Other Recoupment Rights
Any Incentive-Based Compensation provided for in an employment agreement, incentive compensation plan, policy, program or agreement, equity award, or similar plan, program or agreement shall, as a condition to the grant of any benefit thereunder, be subject to the terms of this Policy. This Policy is in addition to (and not in lieu of) any other clawback or compensation recovery, recoupment or forfeiture policy that may be adopted by the Company from time to time or any laws, rules or listing standards applicable to the Company, including without limitation, the Company’s Discretionary Compensation Recovery (Recoupment) Policy and/or the Company’s right to recoup any bonus or other compensation from the Company’s Chief Executive Officer and Chief Financial Officer pursuant to Section 304 of the Sarbanes-Oxley Act of 2022. Any right of recoupment under this Policy is in addition to, and not in lieu of, any other remedies or rights of recoupment that may be available to the Company pursuant to the terms of any similar policy in any employment agreement, incentive compensation plan, policy, program or agreement, equity award, or similar plan, program or agreement and any other legal remedies available to the Company.
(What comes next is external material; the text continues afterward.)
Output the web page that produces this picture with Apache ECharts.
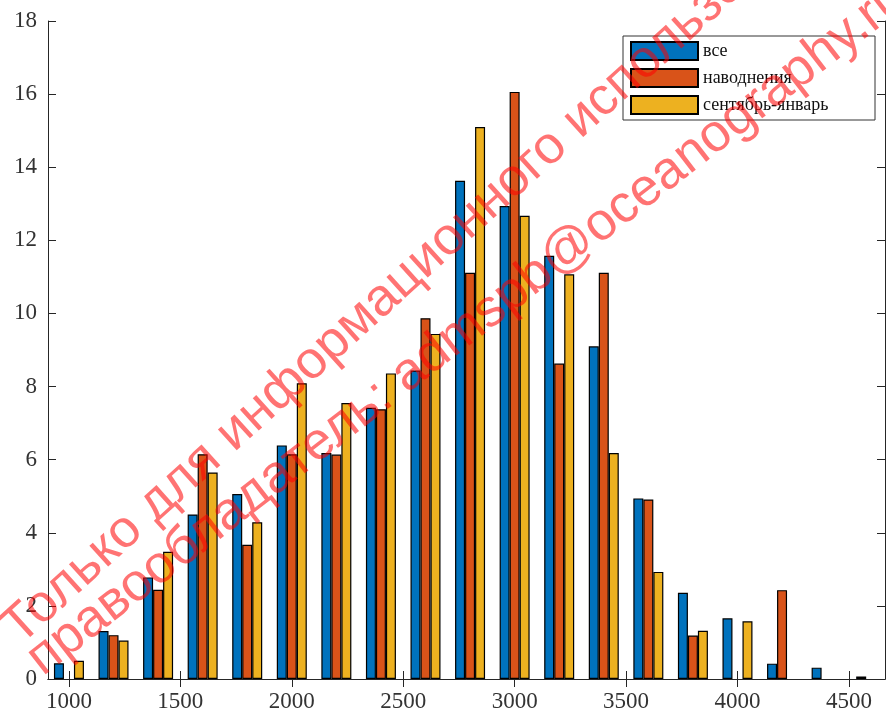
<!DOCTYPE html>
<html>
<head>
<meta charset="utf-8">
<script src="https://cdn.jsdelivr.net/npm/echarts@6/dist/echarts.min.js"></script>
<style>
  html, body { margin: 0; padding: 0; background: #fff; }
  #chart { width: 886px; height: 713px; }
</style>
</head>
<body>
<div id="chart"></div>
<script>
// Bin centres (x) and percentages per group
const bins = [1000, 1200, 1400, 1600, 1800, 2000, 2200, 2400, 2600, 2800,
              3000, 3200, 3400, 3600, 3800, 4000, 4200, 4400, 4600];
const allValues   = [0.43, 1.31, 2.78, 4.50, 5.06, 6.39, 6.18, 7.42, 8.44, 13.63,
                     12.94, 11.58, 9.10, 4.94, 2.36, 1.66, 0.42, 0.31, 0.07];
const floodValues = [0, 1.20, 2.44, 6.15, 3.67, 6.15, 6.14, 7.38, 9.87, 11.11,
                     16.06, 8.63, 11.11, 4.91, 1.19, 0, 2.43, 0, 0];
const sepJanValues = [0.50, 1.05, 3.48, 5.65, 4.29, 8.09, 7.55, 8.36, 9.44, 15.10,
                      12.67, 11.07, 6.18, 2.93, 1.32, 1.58, 0, 0, 0];
const seriesNames = ['все', 'наводнения', 'сентябрь-январь'];
const xTicks = [1000, 1500, 2000, 2500, 3000, 3500, 4000, 4500];

const colors = ['#0072BD', '#D95319', '#EDB120'];
const axisColor = '#262626';
const labelFont = { fontFamily: 'Liberation Serif', fontSize: 23, color: '#333' };

// empty bins get no bar at all
function pairs(values) {
  return bins.map((b, i) => [b, values[i] === 0 ? '-' : values[i]]);
}

function barSeries(name, values, color) {
  return {
    name: name,
    type: 'bar',
    data: pairs(values),
    barWidth: 10,
    barGap: '0%',
    itemStyle: { color: color, borderColor: '#000', borderWidth: 1.2 },
    emphasis: { disabled: true }
  };
}

const xRange = { min: 906, max: 4662 };

const chart = echarts.init(document.getElementById('chart'), null, { renderer: 'canvas' });
chart.setOption({
  animation: false,
  backgroundColor: '#fff',
  grid: { left: 48, right: 1, top: 21, bottom: 33, containLabel: false },
  xAxis: [
    {
      type: 'value', position: 'bottom', min: xRange.min, max: xRange.max,
      axisLine: { show: true, lineStyle: { color: axisColor, width: 1 } },
      axisTick: { show: true, inside: true, length: 8, customValues: xTicks, lineStyle: { color: axisColor } },
      axisLabel: Object.assign({ customValues: xTicks, margin: 11, formatter: v => String(v) }, labelFont),
      splitLine: { show: false }
    },
    {
      type: 'value', position: 'top', min: xRange.min, max: xRange.max,
      axisLine: { show: true, lineStyle: { color: axisColor, width: 1 } },
      axisTick: { show: true, inside: true, length: 8, customValues: xTicks, lineStyle: { color: axisColor } },
      axisLabel: { show: false },
      splitLine: { show: false }
    }
  ],
  yAxis: [
    {
      type: 'value', position: 'left', min: 0, max: 18, interval: 2,
      axisLine: { show: true, lineStyle: { color: axisColor, width: 1 } },
      axisTick: { show: true, inside: true, length: 8, lineStyle: { color: axisColor } },
      axisLabel: Object.assign({ margin: 11 }, labelFont),
      splitLine: { show: false }
    },
    {
      type: 'value', position: 'right', min: 0, max: 18, interval: 2,
      axisLine: { show: true, lineStyle: { color: axisColor, width: 1 } },
      axisTick: { show: true, inside: true, length: 8, lineStyle: { color: axisColor } },
      axisLabel: { show: false },
      splitLine: { show: false }
    }
  ],
  legend: {
    left: 623, top: 36,
    orient: 'vertical',
    itemWidth: 67, itemHeight: 18, itemGap: 7,
    padding: [5, 7, 5, 7],
    borderColor: '#333', borderWidth: 1,
    backgroundColor: '#fff',
    icon: 'rect',
    data: seriesNames,
    textStyle: { fontFamily: 'Liberation Serif', fontSize: 18, color: '#111', width: 165, lineHeight: 18 }
  },
  series: [
    barSeries(seriesNames[0], allValues, colors[0]),
    barSeries(seriesNames[1], floodValues, colors[1]),
    barSeries(seriesNames[2], sepJanValues, colors[2])
  ],
  graphic: [
    {
      type: 'text', x: 28, y: 655, rotation: 0.735, z: 100, silent: true,
      style: {
        text: 'Только для информационного использования',
        font: '53px "Liberation Sans"', fill: 'rgba(255,0,0,0.55)',
        textAlign: 'left', textVerticalAlign: 'bottom'
      }
    },
    {
      type: 'text', x: 50, y: 686, rotation: 0.66, z: 100, silent: true,
      style: {
        text: 'правообладатель: admspb@oceanography.ru',
        font: '53px "Liberation Sans"', fill: 'rgba(255,0,0,0.55)',
        textAlign: 'left', textVerticalAlign: 'bottom'
      }
    }
  ]
});
</script>
</body>
</html>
The Board intends that this Policy will be applied to the fullest extent of the law.
Amendment; Termination
The Board may amend this Policy in its discretion and shall amend this Policy as it deems necessary (with retroactive effect, if needed) to comply with the regulations adopted by the SEC under Rule 10D-1 and the rules of any national securities exchange or national securities association on which the Company’s securities are listed. The Board may terminate this Policy at any time. Notwithstanding anything herein to the contrary, no amendment or termination of this Policy shall be effective if that amendment or termination would cause the Company to violate any federal securities laws, SEC rules or the rules of any national securities exchange or national securities association on which the Company’s securities are listed.
Successors
This Policy shall be binding and enforceable against all Covered Executives and their beneficiaries, heirs, executors, administrators or other legal representatives.